Home builders' sell-off of their own stock has hit record-high levels during the past three quarters, the Wall Street Journal reported Aug. 31. Merrill Lynch cites record net insider selling over the past ten months at eight of 12 home-building companies, amid a surge in speculative buying and building.

Heavy Debt Loads Could Sink U.S. Economy

"'Buy Now, Pay Later' Thinking Could Sink Us"; "Several Scenarios Could Spell Doom for U.S. Economy"; "Heavy Debt Loads Raise Odds for Economic Tumult in U.S.": These were but a few of the headlines run over an Associated Press story Aug. 28-29, ranging from Washington State's The Olympian, to Connecticut's Waterbury Republican American, and Wisconsin's Milwaukee Journal Sentinel, etc. The message of the first of a three-part series by AP's business editor is that "The party's over: Debt could bring the American economy down."

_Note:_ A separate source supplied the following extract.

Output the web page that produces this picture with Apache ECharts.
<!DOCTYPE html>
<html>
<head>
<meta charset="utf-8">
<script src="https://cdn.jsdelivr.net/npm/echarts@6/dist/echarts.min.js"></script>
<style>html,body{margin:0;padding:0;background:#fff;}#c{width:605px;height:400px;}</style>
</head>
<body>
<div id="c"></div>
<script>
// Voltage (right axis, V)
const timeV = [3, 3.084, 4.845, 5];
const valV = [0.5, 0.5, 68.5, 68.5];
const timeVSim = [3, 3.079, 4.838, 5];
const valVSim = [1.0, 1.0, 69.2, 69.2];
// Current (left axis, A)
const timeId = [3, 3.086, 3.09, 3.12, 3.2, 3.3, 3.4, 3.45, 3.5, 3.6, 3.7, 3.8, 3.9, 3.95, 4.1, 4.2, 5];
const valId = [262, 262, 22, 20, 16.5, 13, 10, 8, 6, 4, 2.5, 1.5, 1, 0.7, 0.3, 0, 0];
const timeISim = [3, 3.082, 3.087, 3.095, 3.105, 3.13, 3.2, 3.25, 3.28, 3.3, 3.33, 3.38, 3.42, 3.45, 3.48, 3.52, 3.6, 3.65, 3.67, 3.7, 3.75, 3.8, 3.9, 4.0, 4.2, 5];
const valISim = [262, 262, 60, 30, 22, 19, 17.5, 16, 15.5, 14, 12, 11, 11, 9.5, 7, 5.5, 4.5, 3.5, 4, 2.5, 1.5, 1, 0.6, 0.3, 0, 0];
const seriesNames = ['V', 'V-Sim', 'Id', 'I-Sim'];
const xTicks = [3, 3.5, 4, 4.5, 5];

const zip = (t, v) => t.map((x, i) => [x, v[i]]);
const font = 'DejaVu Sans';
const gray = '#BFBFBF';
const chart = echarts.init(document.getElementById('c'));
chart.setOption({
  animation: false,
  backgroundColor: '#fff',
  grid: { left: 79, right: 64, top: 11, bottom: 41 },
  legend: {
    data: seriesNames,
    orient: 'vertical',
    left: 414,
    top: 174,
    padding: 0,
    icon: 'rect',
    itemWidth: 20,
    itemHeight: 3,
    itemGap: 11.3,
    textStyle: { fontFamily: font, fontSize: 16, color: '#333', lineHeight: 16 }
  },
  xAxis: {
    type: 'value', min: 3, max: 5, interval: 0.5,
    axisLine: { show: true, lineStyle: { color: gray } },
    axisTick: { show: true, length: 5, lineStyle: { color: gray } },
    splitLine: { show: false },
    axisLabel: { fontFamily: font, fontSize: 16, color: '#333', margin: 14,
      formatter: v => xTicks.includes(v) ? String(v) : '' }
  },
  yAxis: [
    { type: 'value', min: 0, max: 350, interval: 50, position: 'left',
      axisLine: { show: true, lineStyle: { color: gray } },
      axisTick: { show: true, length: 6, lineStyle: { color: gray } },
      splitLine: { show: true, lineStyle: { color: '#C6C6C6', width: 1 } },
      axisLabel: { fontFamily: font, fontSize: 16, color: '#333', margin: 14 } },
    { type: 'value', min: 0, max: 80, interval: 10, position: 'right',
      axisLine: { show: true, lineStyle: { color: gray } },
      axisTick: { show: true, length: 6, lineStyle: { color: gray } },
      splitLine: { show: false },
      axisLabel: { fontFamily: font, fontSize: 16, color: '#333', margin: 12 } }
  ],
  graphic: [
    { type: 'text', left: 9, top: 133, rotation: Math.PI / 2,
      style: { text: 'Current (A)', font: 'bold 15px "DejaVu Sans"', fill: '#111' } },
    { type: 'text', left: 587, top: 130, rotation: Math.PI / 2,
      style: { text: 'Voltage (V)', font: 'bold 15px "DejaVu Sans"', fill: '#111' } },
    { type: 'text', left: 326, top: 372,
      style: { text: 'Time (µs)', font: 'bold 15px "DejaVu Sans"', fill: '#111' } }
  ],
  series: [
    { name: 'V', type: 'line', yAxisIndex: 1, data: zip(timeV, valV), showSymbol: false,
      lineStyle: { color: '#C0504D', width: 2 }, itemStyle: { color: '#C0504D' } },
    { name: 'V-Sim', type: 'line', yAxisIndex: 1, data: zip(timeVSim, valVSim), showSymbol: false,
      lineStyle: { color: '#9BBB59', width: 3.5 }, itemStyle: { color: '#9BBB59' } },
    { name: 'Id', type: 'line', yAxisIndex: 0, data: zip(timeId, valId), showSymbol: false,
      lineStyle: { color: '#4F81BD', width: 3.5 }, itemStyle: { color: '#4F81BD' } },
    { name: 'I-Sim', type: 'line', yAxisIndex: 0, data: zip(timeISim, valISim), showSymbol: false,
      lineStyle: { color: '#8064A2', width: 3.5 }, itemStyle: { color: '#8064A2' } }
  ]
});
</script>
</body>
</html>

The "debt beast" has led American consumers to accumulate nearly $11 trillion in debt, author Eileen Alt Powell writes. Outstanding balances on credit cards have risen to more than $800 billion; that's $7,200 per U.S. household, more than double the indebtedness of a year ago. And that doesn't include an additional $1.3 trillion in debt for cars, appliances, and personal loans. Nor the more than $8.8 trillion in mortgages, up 42% since the 2001 recession.

At the same time, the U.S. is living off money from abroad, as countries such as China finance our deficit of probably more than $700 billion this year.

"What would happen if interest rates suddenly weren't so benign, or if foreign governments, corporations and individuals stopped investing so heavily in America— Some analysts fear such actions could trigger doomsday scenarios in which the bills come due and Americans can't pay, with devastating consequences for the economy.... The entire American financial system could be affected," the AP story worries.

Looming Worldwide Financial Panic Would Dwarf Great Depression

"It would make the Great Depression of the 1930s look like a walk in the park," were a sudden sell-off of dollars to trigger a worldwide financial panic, said Clyde Prestowitz, president of the Economic Strategy Institute in Washington, according to the Australian Aug. 29. Prestowitz cites the example of "some smart MBA at the Central Bank of Chile or someplace" who decides his bank is holding too many dollars and decides to "dump $10 billion." He does. The market thinks the dollar has broken, and panic selling sets in. Prestowitz rejects the notion that markets are self-correcting, saying that markets tend to excess and over-shooting. When markets go down, the weaknesses get concentrated, and only an intervention at the right time can stop things from getting out of control, à la LTCM. "How's the U.S. going to look as a global power when the dollar is at 50% its value?" he asks.

Conn. Officials Form Task Force To Regulate Hedge Funds

Officials in Connecticut are forming a task force to regulate hedge funds, spurred by the collapse of Bayou Group, New Times Live reported Aug. 31. State Attorney General Richard Blumenthal said the move could have major ramifications for the largely unregulated funds. "I think it may be a defining moment in the hedge fund [sector's] development," he asserted. "This instance may be simply one major alarm bell for the broader public." The task force is headed by Blumenthal and the state's banking commissioner.

U.S. Manufacturing Slowed in August

The Institute for Supply Management (ISM) announced Sept. 1 that its factory index fell to 53.6 in August, down from 56.6 in July. According to a median forecast in a Bloomberg survey, economists expected an increase to 57; now "economists" opine that July may have being the peak. Also the ISM's index of new orders fell to 56.4 last month, down from 60.6 in July, the highest figure this year.

The ISM, based in Tempe, Ariz., surveyed more than 400 companies in 20 industries, including clothing, printing, transportation, furniture, and plastics, to compile its indices. The production index, a measure of work being performed, slid to 55.9, from 61.2, the highest since last September. On the other side, the index of prices which companies pay for raw materials and energy, recorded the biggest increase in 15 years last month: It jumped from 48.5 in July to 62.5 last month. Costs to companies may rise in coming months if energy prices continue to climb; crude-oil futures reached a record $70.85 a barrel on Aug. 30, and remained at $69 a barrel on Sept. 1.

The National Association of Purchasing Management-Chicago, meanwhile, announced that its gauge of regional manufacturing fell the most on record: The index declined to 49.2 from 63.5 in July, compared to an expected 61.